Ranariddh was Cambodia's co-prime minister for four years in an uneasy power-sharing arrangement with current Prime Minister Hun Sen after his party won a United Nations-organized election in 1993. His party's popularity was largely due to its royalist credentials, although Ranariddh's personal relations with his popular father, late King Norodom Sihanouk, were often strained.

He was ousted in July 1997 and fled abroad when long-simmering tensions between him and Hun Sen exploded into two days of bitter fighting in Phnom Penh between his forces and those loyal to Hun Sen.

Ranariddh was allowed to return to contest elections the following year but failed to repeat his success at the ballot. He slid into political irrelevancy, as FUNCINPEC became co-opted by Hun Sen, a much savvier and tougher politician than Ranariddh.

Ranariddh is currently president of FUNCINPEC. It holds 41 seats in the National Assembly, but only because seats held by the opposition Cambodia National Rescue Party were redistributed after CNRP was dissolved.

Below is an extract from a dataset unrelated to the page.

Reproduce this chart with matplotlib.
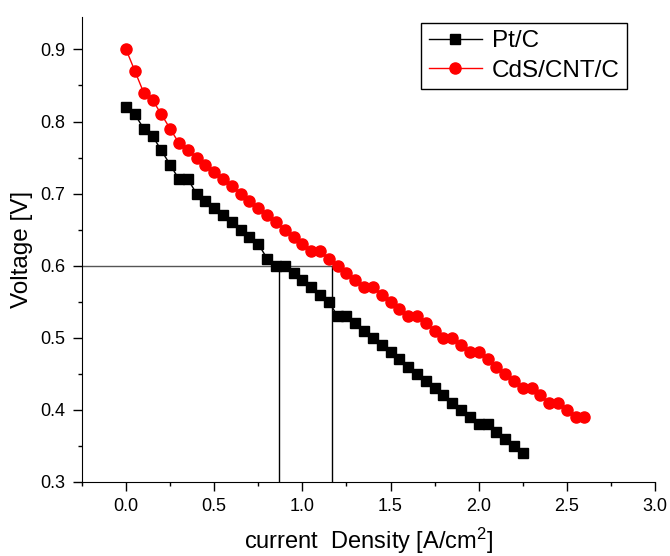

The dissolution was widely seen as a maneuver to ensure an easy victory for Hun Sen in the general election, with parties contesting the polls generally seen as hopelessly weak or fronting for the ruling Cambodian People's Party so it can claim it ran a fair race by allowing opposition candidates.

Ranariddh is also president of the Supreme Privy Advisory Council to King Norodom Sihamoni, his half brother.

Ouk Phalla, a classical Cambodian dancer reported to be descended from a separate royal family branch, was Ranariddh's second wife.